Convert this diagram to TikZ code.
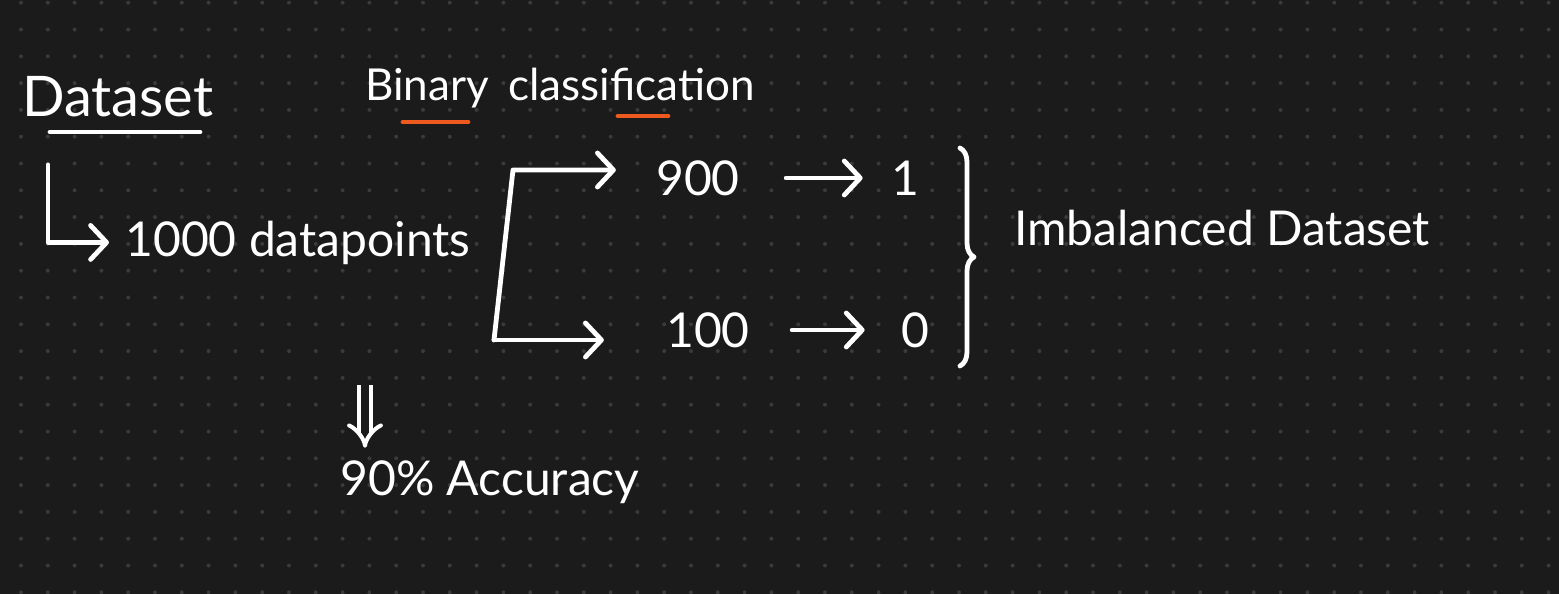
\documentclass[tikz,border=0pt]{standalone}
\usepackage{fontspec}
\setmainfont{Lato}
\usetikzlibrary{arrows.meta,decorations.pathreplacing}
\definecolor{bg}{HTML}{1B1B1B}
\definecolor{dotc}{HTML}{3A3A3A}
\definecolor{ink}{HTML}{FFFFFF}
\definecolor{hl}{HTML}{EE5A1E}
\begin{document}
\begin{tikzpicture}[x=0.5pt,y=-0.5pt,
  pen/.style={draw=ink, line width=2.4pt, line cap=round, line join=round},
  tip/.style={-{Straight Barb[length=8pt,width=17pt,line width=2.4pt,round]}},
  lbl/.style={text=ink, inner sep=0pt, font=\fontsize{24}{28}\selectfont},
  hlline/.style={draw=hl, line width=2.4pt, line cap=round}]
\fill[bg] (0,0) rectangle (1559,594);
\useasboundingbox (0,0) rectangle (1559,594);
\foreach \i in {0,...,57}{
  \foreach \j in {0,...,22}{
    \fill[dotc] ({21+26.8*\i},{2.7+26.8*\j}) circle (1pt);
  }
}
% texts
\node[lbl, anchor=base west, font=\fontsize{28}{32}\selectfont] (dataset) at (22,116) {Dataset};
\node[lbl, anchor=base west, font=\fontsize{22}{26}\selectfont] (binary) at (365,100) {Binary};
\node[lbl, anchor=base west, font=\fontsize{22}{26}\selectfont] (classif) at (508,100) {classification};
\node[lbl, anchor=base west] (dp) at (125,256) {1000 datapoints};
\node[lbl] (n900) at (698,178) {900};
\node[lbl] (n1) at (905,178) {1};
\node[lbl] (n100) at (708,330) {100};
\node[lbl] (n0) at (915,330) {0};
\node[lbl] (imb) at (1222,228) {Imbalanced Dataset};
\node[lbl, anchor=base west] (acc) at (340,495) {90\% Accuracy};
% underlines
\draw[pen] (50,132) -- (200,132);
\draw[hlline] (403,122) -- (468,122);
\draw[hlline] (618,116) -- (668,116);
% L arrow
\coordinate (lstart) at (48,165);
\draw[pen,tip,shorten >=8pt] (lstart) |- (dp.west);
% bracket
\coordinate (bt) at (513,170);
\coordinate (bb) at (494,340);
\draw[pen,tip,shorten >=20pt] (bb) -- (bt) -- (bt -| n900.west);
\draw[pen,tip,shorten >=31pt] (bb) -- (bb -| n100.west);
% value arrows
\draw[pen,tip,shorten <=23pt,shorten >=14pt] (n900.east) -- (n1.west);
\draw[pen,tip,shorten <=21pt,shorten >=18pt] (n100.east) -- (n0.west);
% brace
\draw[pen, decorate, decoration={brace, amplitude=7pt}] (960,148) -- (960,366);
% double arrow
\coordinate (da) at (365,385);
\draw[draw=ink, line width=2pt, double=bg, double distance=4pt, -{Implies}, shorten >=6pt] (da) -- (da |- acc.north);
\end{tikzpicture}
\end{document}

# # # # #

**GIVEN REQUEST:**
Do not copy the pictures, but repeat every line exactly.

**TASK SOLUTION:**
Convert this diagram to TikZ code.
\documentclass[tikz,border=0pt]{standalone}
\usepackage{fontspec}
\setmainfont{Lato}
\usetikzlibrary{arrows.meta,decorations.pathreplacing}
\definecolor{bg}{HTML}{1B1B1B}
\definecolor{dotc}{HTML}{3A3A3A}
\definecolor{ink}{HTML}{FFFFFF}
\definecolor{hl}{HTML}{EE5A1E}
\begin{document}
\begin{tikzpicture}[x=0.5pt,y=-0.5pt,
  pen/.style={draw=ink, line width=2.4pt, line cap=round, line join=round},
  tip/.style={-{Straight Barb[length=8pt,width=17pt,line width=2.4pt,round]}},
  lbl/.style={text=ink, inner sep=0pt, font=\fontsize{24}{28}\selectfont},
  hlline/.style={draw=hl, line width=2.4pt, line cap=round}]
\fill[bg] (0,0) rectangle (1559,594);
\useasboundingbox (0,0) rectangle (1559,594);
\foreach \i in {0,...,57}{
  \foreach \j in {0,...,22}{
    \fill[dotc] ({21+26.8*\i},{2.7+26.8*\j}) circle (1pt);
  }
}
% texts
\node[lbl, anchor=base west, font=\fontsize{28}{32}\selectfont] (dataset) at (22,116) {Dataset};
\node[lbl, anchor=base west, font=\fontsize{22}{26}\selectfont] (binary) at (365,100) {Binary};
\node[lbl, anchor=base west, font=\fontsize{22}{26}\selectfont] (classif) at (508,100) {classification};
\node[lbl, anchor=base west] (dp) at (125,256) {1000 datapoints};
\node[lbl] (n900) at (698,178) {900};
\node[lbl] (n1) at (905,178) {1};
\node[lbl] (n100) at (708,330) {100};
\node[lbl] (n0) at (915,330) {0};
\node[lbl] (imb) at (1222,228) {Imbalanced Dataset};
\node[lbl, anchor=base west] (acc) at (340,495) {90\% Accuracy};
% underlines
\draw[pen] (50,132) -- (200,132);
\draw[hlline] (403,122) -- (468,122);
\draw[hlline] (618,116) -- (668,116);
% L arrow
\coordinate (lstart) at (48,165);
\draw[pen,tip,shorten >=8pt] (lstart) |- (dp.west);
% bracket
\coordinate (bt) at (513,170);
\coordinate (bb) at (494,340);
\draw[pen,tip,shorten >=20pt] (bb) -- (bt) -- (bt -| n900.west);
\draw[pen,tip,shorten >=31pt] (bb) -- (bb -| n100.west);
% value arrows
\draw[pen,tip,shorten <=23pt,shorten >=14pt] (n900.east) -- (n1.west);
\draw[pen,tip,shorten <=21pt,shorten >=18pt] (n100.east) -- (n0.west);
% brace
\draw[pen, decorate, decoration={brace, amplitude=7pt}] (960,148) -- (960,366);
% double arrow
\coordinate (da) at (365,385);
\draw[draw=ink, line width=2pt, double=bg, double distance=4pt, -{Implies}, shorten >=6pt] (da) -- (da |- acc.north);
\end{tikzpicture}
\end{document}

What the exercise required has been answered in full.